Un système fragilisé à sauvegarder
Cette réforme attendue devrait s’articuler autour de plusieurs axes majeurs et ce, par la clarification des obligations financières de la CNAM, l’instauration de délais de remboursement raisonnables et respectés, ainsi que la mise en place de mécanismes de suivi et de contrôle efficaces. À cela s’ajoute la nécessité d’un dialogue permanent et institutionnalisé entre la Caisse, les syndicats professionnels et les autorités de tutelle, afin d’anticiper les crises plutôt que d’y répondre dans l’urgence. Pour les médecins comme pour l’ensemble des prestataires de soins, il ne s’agit pas de remettre en cause le principe de la couverture sociale solidaire, auquel ils demeurent profondément attachés, mais bien de sauvegarder un système fragilisé par des dysfonctionnements structurels. La multiplication des retards de paiement et l’accumulation des créances non réglées menacent non seulement l’équilibre financier des cabinets médicaux, mais aussi la qualité et la continuité des soins offerts aux assurés sociaux.
Système de soins conformes aux exigences de l’équité sociale
Au-delà des revendications sectorielles, l’enjeu est fondamentalement social et national.
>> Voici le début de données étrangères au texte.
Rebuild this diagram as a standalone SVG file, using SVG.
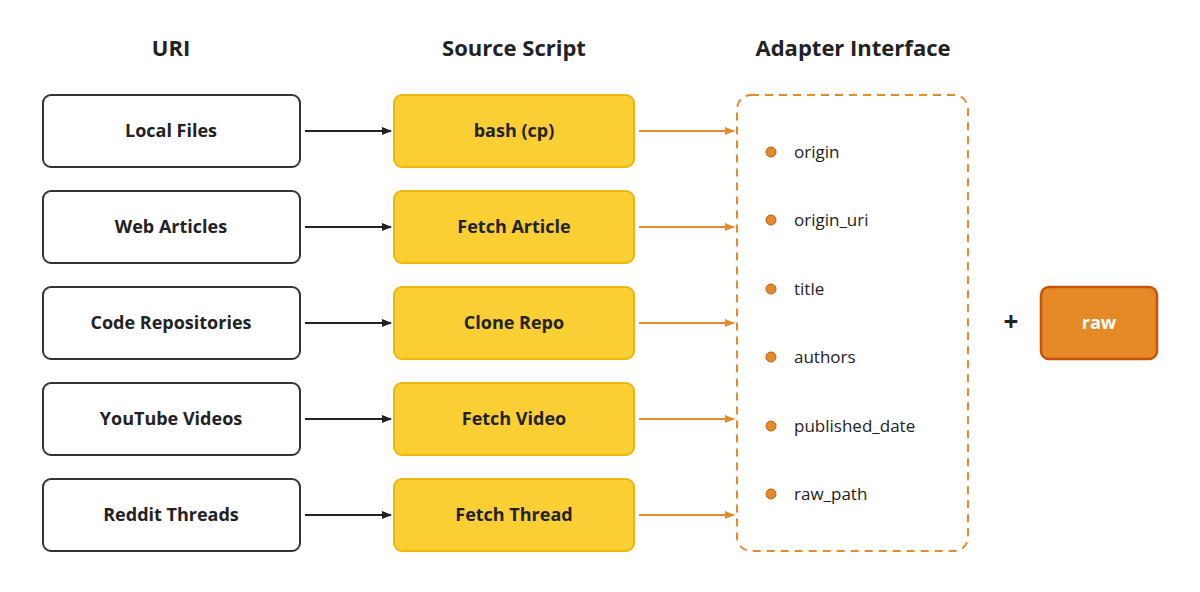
<svg xmlns="http://www.w3.org/2000/svg" width="1200" height="592" viewBox="0 0 1200 592">
<style>
text{font-family:"Open Sans","Noto Sans",sans-serif;fill:#222}
.h{font-size:22px;font-weight:700;text-anchor:middle}
.u rect{fill:#fff;stroke:#333;stroke-width:2}
.s rect{fill:#f9cf33;stroke:#e8b80f;stroke-width:2}
.n{font-size:18px;font-weight:700;text-anchor:middle}
.f{font-size:17px}
.d{fill:#e38a2a;stroke:#c45e10;stroke-width:1}
.bk{stroke:#222;stroke-width:2;fill:none}
.or{stroke:#e8892a;stroke-width:2;fill:none}
</style>
<defs>
<marker id="ab" markerWidth="10" markerHeight="8" refX="9" refY="4" orient="auto" markerUnits="userSpaceOnUse"><path d="M0,0 L10,4 L0,8 z" fill="#222"/></marker>
<marker id="ao" markerWidth="10" markerHeight="8" refX="9" refY="4" orient="auto" markerUnits="userSpaceOnUse"><path d="M0,0 L10,4 L0,8 z" fill="#e8892a"/></marker>
</defs>
<rect width="1200" height="592" fill="#fff"/>
<text class="h" x="171" y="56">URI</text>
<text class="h" x="514" y="56">Source Script</text>
<text class="h" x="853" y="56">Adapter Interface</text>
<g id="u1" class="u"><rect x="43" y="95" width="257" height="72" rx="8"/><text class="n" x="171" y="137">Local Files</text></g>
<g id="u2" class="u"><rect x="43" y="191" width="257" height="72" rx="8"/><text class="n" x="171" y="233">Web Articles</text></g>
<g id="u3" class="u"><rect x="43" y="287" width="257" height="72" rx="8"/><text class="n" x="171" y="329">Code Repositories</text></g>
<g id="u4" class="u"><rect x="43" y="383" width="257" height="72" rx="8"/><text class="n" x="171" y="425">YouTube Videos</text></g>
<g id="u5" class="u"><rect x="43" y="479" width="257" height="72" rx="8"/><text class="n" x="171" y="521">Reddit Threads</text></g>
<g id="s1" class="s"><rect x="394" y="95" width="240" height="72" rx="8"/><text class="n" x="514" y="137">bash (cp)</text></g>
<g id="s2" class="s"><rect x="394" y="191" width="240" height="72" rx="8"/><text class="n" x="514" y="233">Fetch Article</text></g>
<g id="s3" class="s"><rect x="394" y="287" width="240" height="72" rx="8"/><text class="n" x="514" y="329">Clone Repo</text></g>
<g id="s4" class="s"><rect x="394" y="383" width="240" height="72" rx="8"/><text class="n" x="514" y="425">Fetch Video</text></g>
<g id="s5" class="s"><rect x="394" y="479" width="240" height="72" rx="8"/><text class="n" x="514" y="521">Fetch Thread</text></g>
<g id="adapter">
<rect x="737" y="95" width="231" height="456" rx="14" fill="none" stroke="#e8892a" stroke-width="2" stroke-dasharray="8,6"/>
<circle class="d" cx="771" cy="152" r="5"/><text class="f" x="794" y="158">origin</text>
<circle class="d" cx="771" cy="220" r="5"/><text class="f" x="794" y="226">origin_uri</text>
<circle class="d" cx="771" cy="289" r="5"/><text class="f" x="794" y="295">title</text>
<circle class="d" cx="771" cy="357" r="5"/><text class="f" x="794" y="363">authors</text>
<circle class="d" cx="771" cy="426" r="5"/><text class="f" x="794" y="432">published_date</text>
<circle class="d" cx="771" cy="494" r="5"/><text class="f" x="794" y="500">raw_path</text>
</g>
<g id="plus"><text x="1011" y="331" style="font-size:26px;font-weight:700;text-anchor:middle">+</text></g>
<g id="raw"><rect x="1041" y="287" width="116" height="72" rx="8" fill="#e68a27" stroke="#c95209" stroke-width="2.5"/><text class="n" x="1099" y="329" style="fill:#fff">raw</text></g>
<g id="connectors">
<path class="bk" d="M305,131 H391" marker-end="url(#ab)"/>
<path class="bk" d="M305,227 H391" marker-end="url(#ab)"/>
<path class="bk" d="M305,323 H391" marker-end="url(#ab)"/>
<path class="bk" d="M305,419 H391" marker-end="url(#ab)"/>
<path class="bk" d="M305,515 H391" marker-end="url(#ab)"/>
<path class="or" d="M639,131 H734" marker-end="url(#ao)"/>
<path class="or" d="M639,227 H734" marker-end="url(#ao)"/>
<path class="or" d="M639,323 H734" marker-end="url(#ao)"/>
<path class="or" d="M639,419 H734" marker-end="url(#ao)"/>
<path class="or" d="M639,515 H734" marker-end="url(#ao)"/>
</g>
</svg>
Pour cela, il n’y a pas de baguette magique ou de solution miracle. Cela nécessite une volonté commune afin de garantir un accès équitable aux soins et constitue l’un des piliers de l’État social, tel que prôné par le Président de la République Kaïs Saïed, pour qui la justice sociale ne saurait se limiter aux discours, mais doit se traduire par des politiques publiques efficaces et justes. Préserver la santé du citoyen, en particulier des catégories les plus vulnérables, impose d’éviter à tout prix une crise durable du système de sécurité sociale. Réformer la CNAM, c’est non seulement protéger les droits des prestataires, mais surtout défendre le droit constitutionnel des Tunisiens à des soins dignes, accessibles et équitables. Dans ce sens, la refonte du partenariat entre la CNAM et les professionnels de santé apparaît comme une étape incontournable vers un système plus solidaire, plus équilibré et plus conforme aux exigences de l’équité sociale.